The economist is Douglas W. Allen, testifying in a case over the challenge to Michigan’s same-sex marriage (let’s call it homogamy) ban. Allen recently conducted a study claiming to show that children of gay and lesbian parents in Canada are less likely to succeed in school; a study that, in my expert opinion, is worthless.
The plaintiff’s lawyer asked, and Allen answered:
Q: Is it accurate that you believe the consequence of engaging in homosexual acts is a separation from God and eternal damnation? … In other words, they’re going to hell?
A: Without repentance, yes.
This is just a repetition of an exchange during Allen’s deposition for the trial:
Q: What are the consequences of the sin of engaging in homosexual acts according to your religious beliefs?
A: The consequences of those sins would be the same as the consequences of any sin which is just a separation from God.
Q: He who is separated from God is condemned according to your religious beliefs; isn’t that correct?
Q: Okay. And being condemned means what, Professor?
A: Means eternal separation from God.
Q: In other words, going to hell; isn’t that correct? [an objection about leading the witness] You started to nod your head yes. Is the answer correct?
A couple of thoughts on this. First, just thank God at how far we have come from the horror of theocratic society (however far that is). This claim by Allen was the news from the day in court. Not because gays and lesbians are actually going to burn in hell, but because someone said so in polite company. Which makes him a despicable person. If there was even the slightest shred of possibility that gays and lesbians would actually spend eternity suffering in some awful way as a result of the kind of sex they had in life, that would be so much worse than anything else at stake in this trial that the mundane legal proceedings would be pointless. What could matter more?
This brings me to the second point: People who believe this stuff are allowed to raise children? And teach it to them? Allen’s polite euphemism — “separation from God” — is the modern Evangelical way of saying “burn in hell.” Nothing could be worse. So if you are unfortunate enough to be raised by such a person, you have to either know that your father is a crazy, malicious liar (which is traumatic for a child to think about its father), or you have to actually believe this horror story of eternal suffering as a result of “any sin” not repented.
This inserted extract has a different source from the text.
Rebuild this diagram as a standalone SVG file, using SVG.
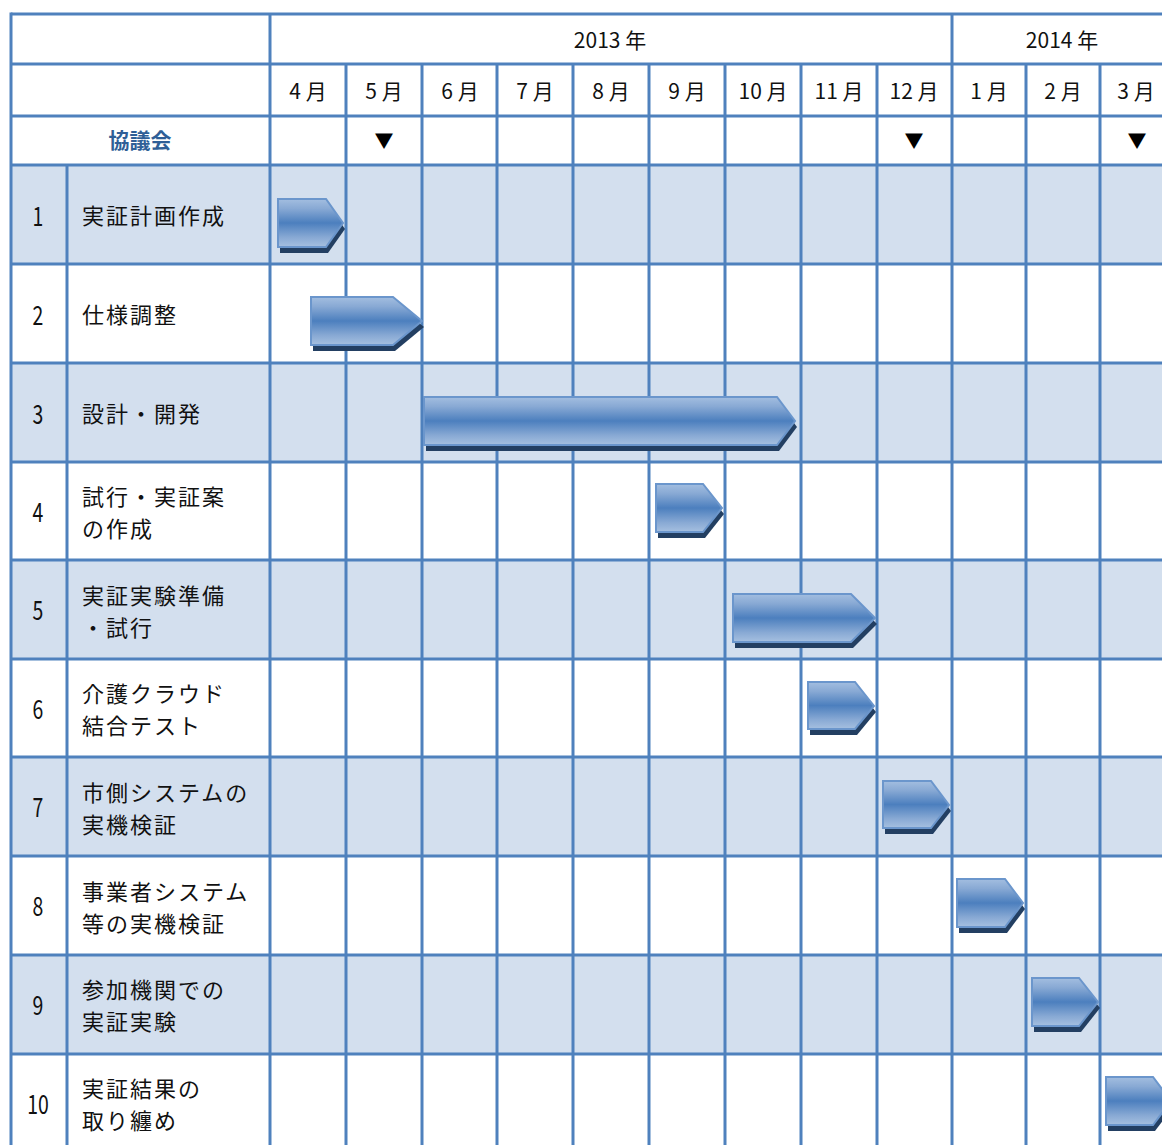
<svg xmlns="http://www.w3.org/2000/svg" width="1162" height="1145" viewBox="0 0 1162 1145">
<defs>
<linearGradient id="barGrad" x1="0" y1="0" x2="0" y2="1">
<stop offset="0" stop-color="#A3BEE0"/>
<stop offset="0.2" stop-color="#88A9D4"/>
<stop offset="0.5" stop-color="#4C7FBE"/>
<stop offset="0.8" stop-color="#88A9D4"/>
<stop offset="1" stop-color="#A6C0E0"/>
</linearGradient>
<style>
.fill{fill:#D3DFEE}
.ln{stroke:#4F81BD;stroke-width:3;fill:none}
.t{font-family:"Noto Sans CJK JP","Noto Sans",sans-serif;fill:#111}
.m{font-size:21px;text-anchor:middle}
.nm{font-size:22px;letter-spacing:2px}
.no{font-size:27px;text-anchor:middle}
.kg{font-size:21px;font-weight:bold;fill:#2F5F97;text-anchor:middle}
.tri{font-size:19px;text-anchor:middle;fill:#000}
.bar{fill:url(#barGrad);stroke:#6B96CC;stroke-width:2;stroke-linejoin:miter}
.sh{fill:#233F62}
</style>
</defs>
<rect x="0" y="0" width="1162" height="1145" fill="#FFFFFF"/>
<g id="row-fills">
<rect class="fill" x="11" y="165" width="1151" height="99"/>
<rect class="fill" x="11" y="363" width="1151" height="99"/>
<rect class="fill" x="11" y="560" width="1151" height="99"/>
<rect class="fill" x="11" y="757" width="1151" height="99"/>
<rect class="fill" x="11" y="955" width="1151" height="99"/>
</g>
<g id="grid">
<path class="ln" d="M11 14H1162M11 64H1162M11 116H1162M11 165H1162M11 264H1162M11 363H1162M11 462H1162M11 560H1162M11 659H1162M11 757H1162M11 856H1162M11 955H1162M11 1054H1162"/>
<path class="ln" d="M11 12.5V1145M67 165V1145M270 14V1145M952 14V1145"/>
<path class="ln" d="M346 64V1145M422 64V1145M497 64V1145M573 64V1145M649 64V1145M725 64V1145M801 64V1145M877 64V1145M1026 64V1145M1100 64V1145"/>
</g>
<g id="header">
<text class="t m" x="610" y="48">2013 年</text>
<text class="t m" x="1062" y="48">2014 年</text>
<text class="t m" x="308" y="99">4 月</text>
<text class="t m" x="384" y="99">5 月</text>
<text class="t m" x="460" y="99">6 月</text>
<text class="t m" x="535" y="99">7 月</text>
<text class="t m" x="611" y="99">8 月</text>
<text class="t m" x="687" y="99">9 月</text>
<text class="t m" x="763" y="99">10 月</text>
<text class="t m" x="839" y="99">11 月</text>
<text class="t m" x="914" y="99">12 月</text>
<text class="t m" x="989" y="99">1 月</text>
<text class="t m" x="1063" y="99">2 月</text>
<text class="t m" x="1136" y="99">3 月</text>
</g>
<g id="council">
<text class="t kg" x="140" y="148">協議会</text>
<text class="t tri" x="384" y="148">▼</text>
<text class="t tri" x="914" y="148">▼</text>
<text class="t tri" x="1137" y="148">▼</text>
</g>
<g id="task-1">
<text class="t no" transform="translate(38,226) scale(0.72,1)">1</text>
<text class="t nm" x="82" y="224">実証計画作成</text>
<polygon class="sh" points="280,205 328,205 345,229 328,253 280,253"/>
<polygon class="bar" points="278,199 326,199 343,223 326,247 278,247"/>
</g>
<g id="task-2">
<text class="t no" transform="translate(38,325) scale(0.72,1)">2</text>
<text class="t nm" x="82" y="323">仕様調整</text>
<polygon class="sh" points="313,303 395,303 424,327 395,351 313,351"/>
<polygon class="bar" points="311,297 393,297 422,321 393,345 311,345"/>
</g>
<g id="task-3">
<text class="t no" transform="translate(38,424) scale(0.72,1)">3</text>
<text class="t nm" x="82" y="422">設計・開発</text>
<polygon class="sh" points="426,403 779,403 797,427 779,451 426,451"/>
<polygon class="bar" points="424,397 777,397 795,421 777,445 424,445"/>
</g>
<g id="task-4">
<text class="t no" transform="translate(38,522) scale(0.72,1)">4</text>
<text class="t nm" x="82" y="505">試行・実証案</text>
<text class="t nm" x="82" y="537">の作成</text>
<polygon class="sh" points="658,490 705,490 724,514 705,538 658,538"/>
<polygon class="bar" points="656,484 703,484 722,508 703,532 656,532"/>
</g>
<g id="task-5">
<text class="t no" transform="translate(38,620) scale(0.72,1)">5</text>
<text class="t nm" x="82" y="604">実証実験準備</text>
<text class="t nm" x="82" y="636">・試行</text>
<polygon class="sh" points="735,600 853,600 877,624 853,648 735,648"/>
<polygon class="bar" points="733,594 851,594 875,618 851,642 733,642"/>
</g>
<g id="task-6">
<text class="t no" transform="translate(38,719) scale(0.72,1)">6</text>
<text class="t nm" x="82" y="702">介護クラウド</text>
<text class="t nm" x="82" y="734">結合テスト</text>
<polygon class="sh" points="810,688 857,688 876,712 857,735 810,735"/>
<polygon class="bar" points="808,682 855,682 874,706 855,729 808,729"/>
</g>
<g id="task-7">
<text class="t no" transform="translate(38,817) scale(0.72,1)">7</text>
<text class="t nm" x="82" y="801">市側システムの</text>
<text class="t nm" x="82" y="833">実機検証</text>
<polygon class="sh" points="885,787 933,787 951,811 933,834 885,834"/>
<polygon class="bar" points="883,781 931,781 949,805 931,828 883,828"/>
</g>
<g id="task-8">
<text class="t no" transform="translate(38,916) scale(0.72,1)">8</text>
<text class="t nm" x="82" y="900">事業者システム</text>
<text class="t nm" x="82" y="932">等の実機検証</text>
<polygon class="sh" points="959,885 1007,885 1025,909 1007,933 959,933"/>
<polygon class="bar" points="957,879 1005,879 1023,903 1005,927 957,927"/>
</g>
<g id="task-9">
<text class="t no" transform="translate(38,1015) scale(0.72,1)">9</text>
<text class="t nm" x="82" y="998">参加機関での</text>
<text class="t nm" x="82" y="1030">実証実験</text>
<polygon class="sh" points="1034,984 1081,984 1100,1008 1081,1032 1034,1032"/>
<polygon class="bar" points="1032,978 1079,978 1098,1002 1079,1026 1032,1026"/>
</g>
<g id="task-10">
<text class="t no" transform="translate(38,1114) scale(0.72,1)">10</text>
<text class="t nm" x="82" y="1097">実証結果の</text>
<text class="t nm" x="82" y="1129">取り纏め</text>
<polygon class="sh" points="1108,1083 1155,1083 1173,1107 1155,1131 1108,1131"/>
<polygon class="bar" points="1106,1077 1153,1077 1171,1101 1153,1125 1106,1125"/>
</g>
<g id="connectors"></g>
</svg>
Holy sh*t. And on his website Allen brags that he’s been teaching Sunday school for decades.
And we’re arguing about the grade point average of students raised by two men or two women? (Which, again, Allen’s study said nothing of value about).
This reminds me of the kerfuffle over Richard Dawkins’ claim that being indoctrinated into believing in hell was as traumatic — or more traumatic — for some Catholic children as it was to suffer “the temporary embarrassment of mild physical abuse” at the hands of priests. Although being provocative (and it was an off-the-cuff remark, the first time), I don’t believe Dawkins was minimizing sexual abuse when he said that; rather, he was calling out the severe trauma experienced by children who were raised on the literal existence of hell. There is no need to compare one trauma versus another to make either Dawkins or pedophile priests look bad — it’s enough to acknowledge that a lot of children suffer both ways. That’s important, because it means crazy hell-teachers may be harming children even when they’re not raping them (which of course they usually aren’t).
So, sure. Let’s have a whole trial about whether gay and lesbian parents are bad for children. And let’s allow someone like Allen to take the stand as an expert witness. And let’s allow any straight parent (or gay parent, for that matter) to shame their children to bed each night on tales of horror and eternal suffering. But if, after all that, we refuse to let gay and lesbian couples be married parents — that would be disappointing.